* [Available data]:

□ □ □ □ □

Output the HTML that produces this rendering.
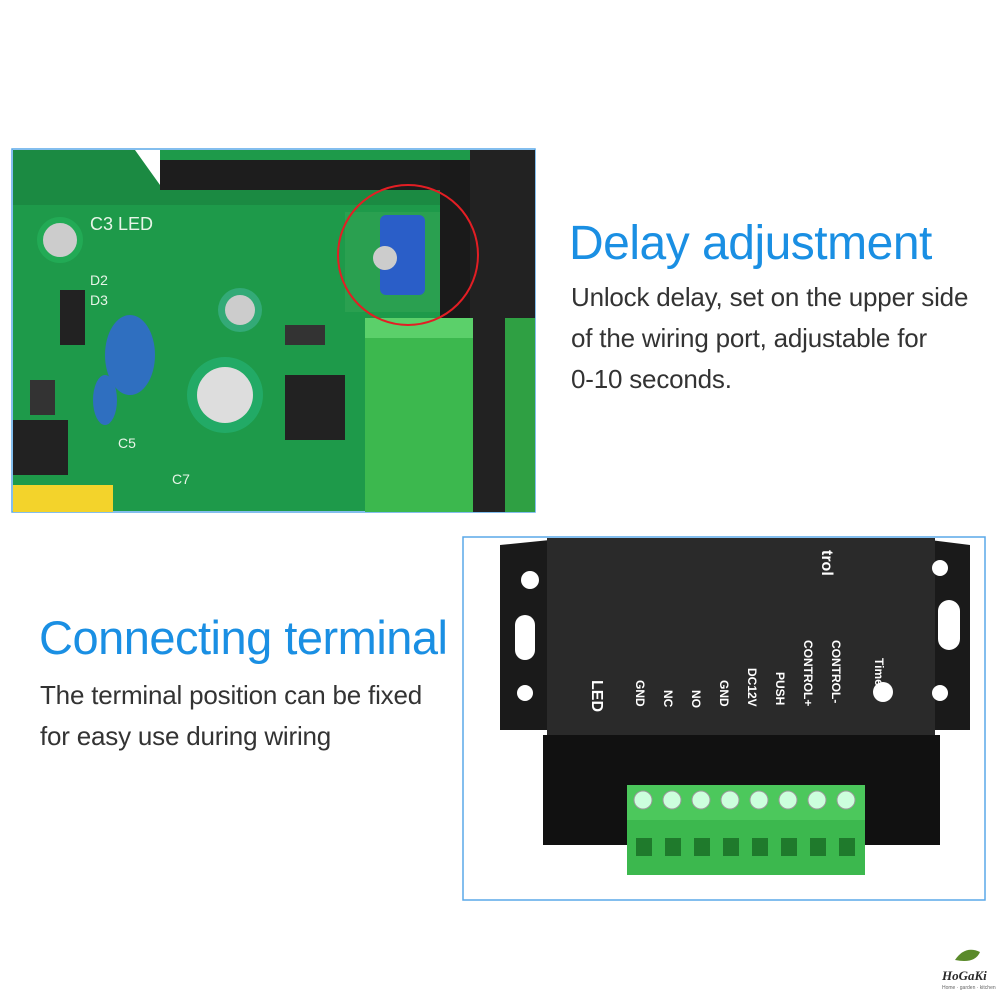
<!DOCTYPE html>
<html><head><meta charset="utf-8"><style>
html,body{margin:0;padding:0;background:#fff;}
body{width:1000px;height:1000px;position:relative;overflow:hidden;font-family:"Liberation Sans",sans-serif;}
.t{position:absolute;color:#1a8fe3;font-size:48px;letter-spacing:-0.5px;white-space:nowrap;}
.p{position:absolute;color:#333;font-size:26px;line-height:41px;white-space:nowrap;letter-spacing:-0.2px;}
</style></head><body>
<svg width="1000" height="1000" style="position:absolute;left:0;top:0">
<rect x="12" y="149" width="523" height="363" fill="#fff" stroke="#5aa8e8" stroke-width="1.5"/>
<rect x="13" y="150" width="521" height="361" fill="#1e9a4a"/>
<polygon points="13,150 135,150 160,185 440,185 440,205 13,205" fill="#1b8a42"/>
<polygon points="135,150 160,185 160,150" fill="#fff"/>
<rect x="160" y="160" width="375" height="30" fill="#1d1d1d"/>
<rect x="440" y="160" width="95" height="352" fill="#1a1a1a"/>
<rect x="470" y="150" width="65" height="362" fill="#222"/>
<rect x="365" y="318" width="108" height="194" fill="#3cb84e"/>
<rect x="365" y="318" width="108" height="20" fill="#5bd06a"/>
<rect x="505" y="318" width="30" height="194" fill="#2fa043"/>
<circle cx="60" cy="240" r="20" fill="#ccc" stroke="#2a5" stroke-width="6"/>
<ellipse cx="130" cy="355" rx="25" ry="40" fill="#2f6fc0"/>
<ellipse cx="105" cy="400" rx="12" ry="25" fill="#2f6fc0"/>
<circle cx="225" cy="395" r="38" fill="#2a6" /><circle cx="225" cy="395" r="28" fill="#ddd"/>
<circle cx="240" cy="310" r="22" fill="#3a7"/><circle cx="240" cy="310" r="15" fill="#ccc"/>
<rect x="285" y="375" width="60" height="65" fill="#222"/>
<rect x="285" y="325" width="40" height="20" fill="#333"/>
<rect x="60" y="290" width="25" height="55" fill="#222"/>
<rect x="30" y="380" width="25" height="35" fill="#333"/>
<rect x="13" y="485" width="100" height="27" fill="#f3d32b"/>
<rect x="13" y="420" width="55" height="55" fill="#222"/>
<rect x="345" y="212" width="95" height="100" fill="#2aa050"/>
<rect x="380" y="215" width="45" height="80" fill="#2a5ec8" rx="6"/>
<circle cx="385" cy="258" r="12" fill="#ccc"/>
<circle cx="408" cy="255" r="70" fill="none" stroke="#e31e24" stroke-width="2"/>
<g fill="#e8f5e8" font-family="Liberation Sans" font-size="18"><text x="90" y="230">C3 LED</text><text x="90" y="285" font-size="14">D2</text><text x="90" y="305" font-size="14">D3</text><text x="118" y="448" font-size="14">C5</text><text x="172" y="484" font-size="14">C7</text></g>
<rect x="463" y="537" width="522" height="363" fill="#fff" stroke="#5aa8e8" stroke-width="1.5"/>
<polygon points="500,545 550,540 550,730 500,730" fill="#1a1a1a"/>
<polygon points="930,540 970,545 970,730 930,730" fill="#1a1a1a"/>
<rect x="547" y="538" width="388" height="200" fill="#2a2a2a"/>
<rect x="543" y="735" width="397" height="110" fill="#111"/>
<circle cx="530" cy="580" r="9" fill="#fff"/><circle cx="525" cy="693" r="8" fill="#fff"/>
<circle cx="940" cy="568" r="8" fill="#fff"/><circle cx="940" cy="693" r="8" fill="#fff"/>
<rect x="515" y="615" width="20" height="45" rx="10" fill="#fff"/>
<rect x="938" y="600" width="22" height="50" rx="11" fill="#fff"/>
<rect x="627" y="785" width="238" height="90" fill="#3cb84e"/>
<rect x="627" y="785" width="238" height="35" fill="#4cc85c"/>
<g fill="#1f7a2c">
<rect x="636" y="838" width="16" height="18"/><rect x="665" y="838" width="16" height="18"/><rect x="694" y="838" width="16" height="18"/><rect x="723" y="838" width="16" height="18"/><rect x="752" y="838" width="16" height="18"/><rect x="781" y="838" width="16" height="18"/><rect x="810" y="838" width="16" height="18"/><rect x="839" y="838" width="16" height="18"/></g>
<g fill="#cfd" stroke="#999"><circle cx="643" cy="800" r="9"/><circle cx="672" cy="800" r="9"/><circle cx="701" cy="800" r="9"/><circle cx="730" cy="800" r="9"/><circle cx="759" cy="800" r="9"/><circle cx="788" cy="800" r="9"/><circle cx="817" cy="800" r="9"/><circle cx="846" cy="800" r="9"/></g>
<g fill="#fff" font-family="Liberation Sans" font-size="12" font-weight="bold">
<text transform="translate(592,680) rotate(90)" font-size="16">LED</text>
<text transform="translate(636,680) rotate(90)">GND</text>
<text transform="translate(664,690) rotate(90)">NC</text>
<text transform="translate(692,690) rotate(90)">NO</text>
<text transform="translate(720,680) rotate(90)">GND</text>
<text transform="translate(748,668) rotate(90)">DC12V</text>
<text transform="translate(776,672) rotate(90)">PUSH</text>
<text transform="translate(804,640) rotate(90)">CONTROL+</text>
<text transform="translate(832,640) rotate(90)">CONTROL-</text>
<text transform="translate(875,658) rotate(90)">Time</text>
<text transform="translate(822,550) rotate(90)" font-size="16">trol</text></g>
<circle cx="883" cy="692" r="10" fill="#fff"/>
<path d="M955 960 q10 -15 25 -8 q-5 12 -25 8z" fill="#5a8a2a"/>
<text x="942" y="980" font-family="Liberation Serif" font-style="italic" font-weight="bold" font-size="13" fill="#2a2a2a">HoGaKi</text>
<text x="942" y="989" font-family="Liberation Sans" font-size="5" fill="#666">Home · garden · kitchen</text>
</svg>
<div class="t" style="left:569px;top:216px">Delay adjustment</div>
<div class="p" style="left:571px;top:277px">Unlock delay, set on the upper side<br>of the wiring port, adjustable for<br>0-10 seconds.</div>
<div class="t" style="left:39px;top:610px;font-size:47px">Connecting terminal</div>
<div class="p" style="left:40px;top:675px">The terminal position can be fixed<br>for easy use during wiring</div>
</body></html>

□ □ □ □ □

* [Task]:
Repeat verbatim all the material, but not the pictures.

* [Full output]:
Output the HTML that produces this rendering.
<!DOCTYPE html>
<html><head><meta charset="utf-8"><style>
html,body{margin:0;padding:0;background:#fff;}
body{width:1000px;height:1000px;position:relative;overflow:hidden;font-family:"Liberation Sans",sans-serif;}
.t{position:absolute;color:#1a8fe3;font-size:48px;letter-spacing:-0.5px;white-space:nowrap;}
.p{position:absolute;color:#333;font-size:26px;line-height:41px;white-space:nowrap;letter-spacing:-0.2px;}
</style></head><body>
<svg width="1000" height="1000" style="position:absolute;left:0;top:0">
<rect x="12" y="149" width="523" height="363" fill="#fff" stroke="#5aa8e8" stroke-width="1.5"/>
<rect x="13" y="150" width="521" height="361" fill="#1e9a4a"/>
<polygon points="13,150 135,150 160,185 440,185 440,205 13,205" fill="#1b8a42"/>
<polygon points="135,150 160,185 160,150" fill="#fff"/>
<rect x="160" y="160" width="375" height="30" fill="#1d1d1d"/>
<rect x="440" y="160" width="95" height="352" fill="#1a1a1a"/>
<rect x="470" y="150" width="65" height="362" fill="#222"/>
<rect x="365" y="318" width="108" height="194" fill="#3cb84e"/>
<rect x="365" y="318" width="108" height="20" fill="#5bd06a"/>
<rect x="505" y="318" width="30" height="194" fill="#2fa043"/>
<circle cx="60" cy="240" r="20" fill="#ccc" stroke="#2a5" stroke-width="6"/>
<ellipse cx="130" cy="355" rx="25" ry="40" fill="#2f6fc0"/>
<ellipse cx="105" cy="400" rx="12" ry="25" fill="#2f6fc0"/>
<circle cx="225" cy="395" r="38" fill="#2a6" /><circle cx="225" cy="395" r="28" fill="#ddd"/>
<circle cx="240" cy="310" r="22" fill="#3a7"/><circle cx="240" cy="310" r="15" fill="#ccc"/>
<rect x="285" y="375" width="60" height="65" fill="#222"/>
<rect x="285" y="325" width="40" height="20" fill="#333"/>
<rect x="60" y="290" width="25" height="55" fill="#222"/>
<rect x="30" y="380" width="25" height="35" fill="#333"/>
<rect x="13" y="485" width="100" height="27" fill="#f3d32b"/>
<rect x="13" y="420" width="55" height="55" fill="#222"/>
<rect x="345" y="212" width="95" height="100" fill="#2aa050"/>
<rect x="380" y="215" width="45" height="80" fill="#2a5ec8" rx="6"/>
<circle cx="385" cy="258" r="12" fill="#ccc"/>
<circle cx="408" cy="255" r="70" fill="none" stroke="#e31e24" stroke-width="2"/>
<g fill="#e8f5e8" font-family="Liberation Sans" font-size="18"><text x="90" y="230">C3 LED</text><text x="90" y="285" font-size="14">D2</text><text x="90" y="305" font-size="14">D3</text><text x="118" y="448" font-size="14">C5</text><text x="172" y="484" font-size="14">C7</text></g>
<rect x="463" y="537" width="522" height="363" fill="#fff" stroke="#5aa8e8" stroke-width="1.5"/>
<polygon points="500,545 550,540 550,730 500,730" fill="#1a1a1a"/>
<polygon points="930,540 970,545 970,730 930,730" fill="#1a1a1a"/>
<rect x="547" y="538" width="388" height="200" fill="#2a2a2a"/>
<rect x="543" y="735" width="397" height="110" fill="#111"/>
<circle cx="530" cy="580" r="9" fill="#fff"/><circle cx="525" cy="693" r="8" fill="#fff"/>
<circle cx="940" cy="568" r="8" fill="#fff"/><circle cx="940" cy="693" r="8" fill="#fff"/>
<rect x="515" y="615" width="20" height="45" rx="10" fill="#fff"/>
<rect x="938" y="600" width="22" height="50" rx="11" fill="#fff"/>
<rect x="627" y="785" width="238" height="90" fill="#3cb84e"/>
<rect x="627" y="785" width="238" height="35" fill="#4cc85c"/>
<g fill="#1f7a2c">
<rect x="636" y="838" width="16" height="18"/><rect x="665" y="838" width="16" height="18"/><rect x="694" y="838" width="16" height="18"/><rect x="723" y="838" width="16" height="18"/><rect x="752" y="838" width="16" height="18"/><rect x="781" y="838" width="16" height="18"/><rect x="810" y="838" width="16" height="18"/><rect x="839" y="838" width="16" height="18"/></g>
<g fill="#cfd" stroke="#999"><circle cx="643" cy="800" r="9"/><circle cx="672" cy="800" r="9"/><circle cx="701" cy="800" r="9"/><circle cx="730" cy="800" r="9"/><circle cx="759" cy="800" r="9"/><circle cx="788" cy="800" r="9"/><circle cx="817" cy="800" r="9"/><circle cx="846" cy="800" r="9"/></g>
<g fill="#fff" font-family="Liberation Sans" font-size="12" font-weight="bold">
<text transform="translate(592,680) rotate(90)" font-size="16">LED</text>
<text transform="translate(636,680) rotate(90)">GND</text>
<text transform="translate(664,690) rotate(90)">NC</text>
<text transform="translate(692,690) rotate(90)">NO</text>
<text transform="translate(720,680) rotate(90)">GND</text>
<text transform="translate(748,668) rotate(90)">DC12V</text>
<text transform="translate(776,672) rotate(90)">PUSH</text>
<text transform="translate(804,640) rotate(90)">CONTROL+</text>
<text transform="translate(832,640) rotate(90)">CONTROL-</text>
<text transform="translate(875,658) rotate(90)">Time</text>
<text transform="translate(822,550) rotate(90)" font-size="16">trol</text></g>
<circle cx="883" cy="692" r="10" fill="#fff"/>
<path d="M955 960 q10 -15 25 -8 q-5 12 -25 8z" fill="#5a8a2a"/>
<text x="942" y="980" font-family="Liberation Serif" font-style="italic" font-weight="bold" font-size="13" fill="#2a2a2a">HoGaKi</text>
<text x="942" y="989" font-family="Liberation Sans" font-size="5" fill="#666">Home · garden · kitchen</text>
</svg>
<div class="t" style="left:569px;top:216px">Delay adjustment</div>
<div class="p" style="left:571px;top:277px">Unlock delay, set on the upper side<br>of the wiring port, adjustable for<br>0-10 seconds.</div>
<div class="t" style="left:39px;top:610px;font-size:47px">Connecting terminal</div>
<div class="p" style="left:40px;top:675px">The terminal position can be fixed<br>for easy use during wiring</div>
</body></html>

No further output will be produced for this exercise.